▶ Directive:
Repeat the material verbatim and drop the pictures.

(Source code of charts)
....................

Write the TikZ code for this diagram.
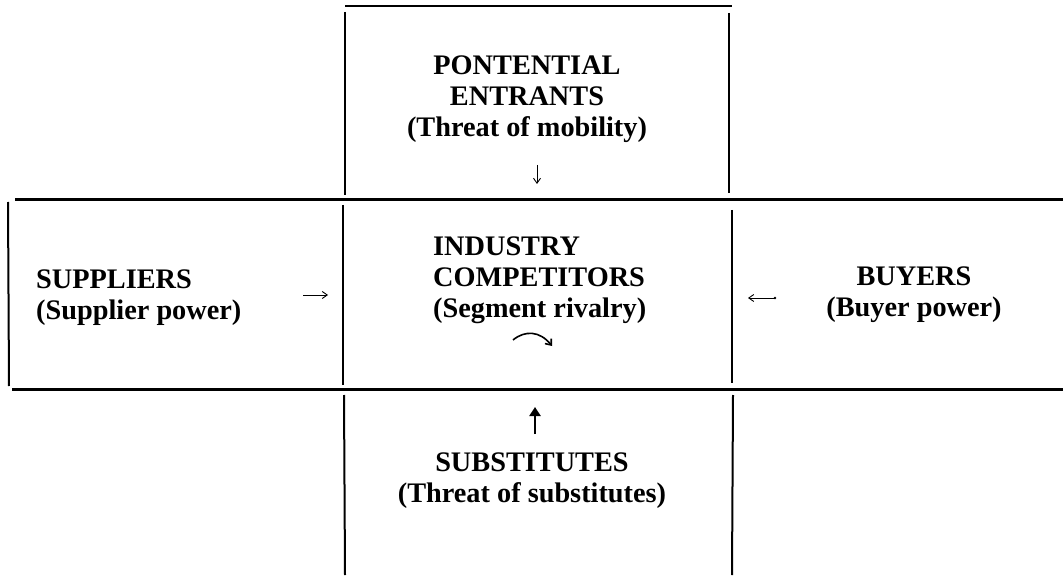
\documentclass[tikz,border=0pt]{standalone}
\usepackage{fontspec}
\setmainfont{Liberation Serif}
\usetikzlibrary{arrows.meta}
\begin{document}
\begin{tikzpicture}[x=1pt,y=-1pt,
  frame/.style={line width=2pt,black},
  band/.style={line width=3pt,black},
  lbl/.style={inner sep=0pt,font=\bfseries\fontsize{28.3}{31}\selectfont},
  thinarr/.style={line width=0.9pt,-{Straight Barb[length=5pt,width=7pt]}},
  boldarr/.style={line width=2.6pt,-{Triangle[length=9pt,width=11pt]}}]
\useasboundingbox (0,0) rectangle (1063,580);
\fill[white] (0,0) rectangle (1063,580);

% top box
\draw[line width=2.5pt] (345,6) -- (732,6);
\draw[frame] (345,12) -- (345,195);
\draw[frame] (729,13) -- (729,193);

% horizontal band
\draw[band] (15,200) -- (1063,200);
\draw[band] (12,389) -- (1063,389);
\draw[frame] (8,202) -- (9,386);
\draw[frame] (343,205) -- (343,385);
\draw[frame] (732,210) -- (732,383);

% bottom box
\draw[frame] (344,395) -- (345,575);
\draw[frame] (733,395) -- (732,575);

% labels
\node[lbl,align=center,anchor=north] (entrants) at (527,56)
  {PONTENTIAL\\ENTRANTS\\(Threat of mobility)};
\node[lbl,align=left,anchor=north west] (industry) at (433,237)
  {INDUSTRY\\COMPETITORS\\(Segment rivalry)};
\node[lbl,align=left,anchor=north west] (suppliers) at (36,270)
  {SUPPLIERS\\(Supplier power)};
\node[lbl,align=center,anchor=north] (buyers) at (914,267)
  {BUYERS\\(Buyer power)};
\node[lbl,align=center,anchor=north] (substitutes) at (532,453)
  {SUBSTITUTES\\(Threat of substitutes)};

% forces acting on the industry
\coordinate (entS) at (537,165);
\coordinate (entE) at (537,184);
\draw[thinarr] (entS) -- (entE);

\coordinate (supS) at (303,295);
\coordinate (supE) at (328,295);
\draw[thinarr] (supS) -- (supE);

\coordinate (buyS) at (775,298);
\coordinate (buyE) at (748,298);
\draw[thinarr] (buyS) -- (buyE);
\fill (buyS) circle (1.3pt);

\coordinate (subS) at (535,434);
\coordinate (subE) at (535,407);
\draw[boldarr] (subS) -- (subE);

\coordinate (rivS) at (513,340);
\coordinate (rivE) at (552,346);
\draw[line width=1.6pt,-{Straight Barb[length=5pt,width=8pt]}] (rivS) .. controls (525,330) and (540,331) .. (rivE);
\end{tikzpicture}
\end{document}
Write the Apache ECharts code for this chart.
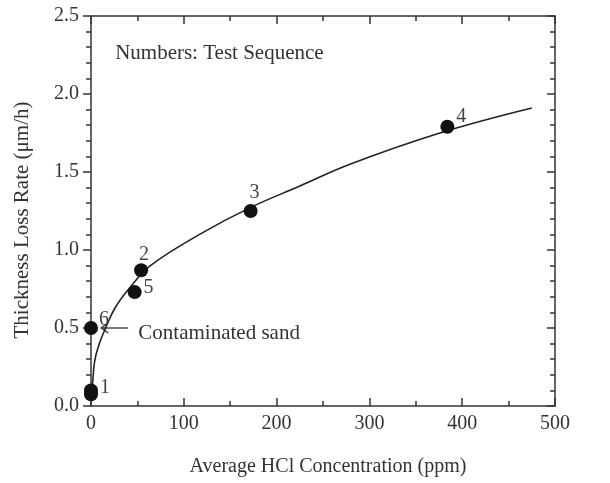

....................

▶ Exercise solution:
Write the TikZ code for this diagram.
\documentclass[tikz,border=0pt]{standalone}
\usepackage{fontspec}
\setmainfont{Liberation Serif}
\usetikzlibrary{arrows.meta}
\begin{document}
\begin{tikzpicture}[x=1pt,y=-1pt,
  frame/.style={line width=2pt,black},
  band/.style={line width=3pt,black},
  lbl/.style={inner sep=0pt,font=\bfseries\fontsize{28.3}{31}\selectfont},
  thinarr/.style={line width=0.9pt,-{Straight Barb[length=5pt,width=7pt]}},
  boldarr/.style={line width=2.6pt,-{Triangle[length=9pt,width=11pt]}}]
\useasboundingbox (0,0) rectangle (1063,580);
\fill[white] (0,0) rectangle (1063,580);

% top box
\draw[line width=2.5pt] (345,6) -- (732,6);
\draw[frame] (345,12) -- (345,195);
\draw[frame] (729,13) -- (729,193);

% horizontal band
\draw[band] (15,200) -- (1063,200);
\draw[band] (12,389) -- (1063,389);
\draw[frame] (8,202) -- (9,386);
\draw[frame] (343,205) -- (343,385);
\draw[frame] (732,210) -- (732,383);

% bottom box
\draw[frame] (344,395) -- (345,575);
\draw[frame] (733,395) -- (732,575);

% labels
\node[lbl,align=center,anchor=north] (entrants) at (527,56)
  {PONTENTIAL\\ENTRANTS\\(Threat of mobility)};
\node[lbl,align=left,anchor=north west] (industry) at (433,237)
  {INDUSTRY\\COMPETITORS\\(Segment rivalry)};
\node[lbl,align=left,anchor=north west] (suppliers) at (36,270)
  {SUPPLIERS\\(Supplier power)};
\node[lbl,align=center,anchor=north] (buyers) at (914,267)
  {BUYERS\\(Buyer power)};
\node[lbl,align=center,anchor=north] (substitutes) at (532,453)
  {SUBSTITUTES\\(Threat of substitutes)};

% forces acting on the industry
\coordinate (entS) at (537,165);
\coordinate (entE) at (537,184);
\draw[thinarr] (entS) -- (entE);

\coordinate (supS) at (303,295);
\coordinate (supE) at (328,295);
\draw[thinarr] (supS) -- (supE);

\coordinate (buyS) at (775,298);
\coordinate (buyE) at (748,298);
\draw[thinarr] (buyS) -- (buyE);
\fill (buyS) circle (1.3pt);

\coordinate (subS) at (535,434);
\coordinate (subE) at (535,407);
\draw[boldarr] (subS) -- (subE);

\coordinate (rivS) at (513,340);
\coordinate (rivE) at (552,346);
\draw[line width=1.6pt,-{Straight Barb[length=5pt,width=8pt]}] (rivS) .. controls (525,330) and (540,331) .. (rivE);
\end{tikzpicture}
\end{document}
Write the Apache ECharts code for this chart.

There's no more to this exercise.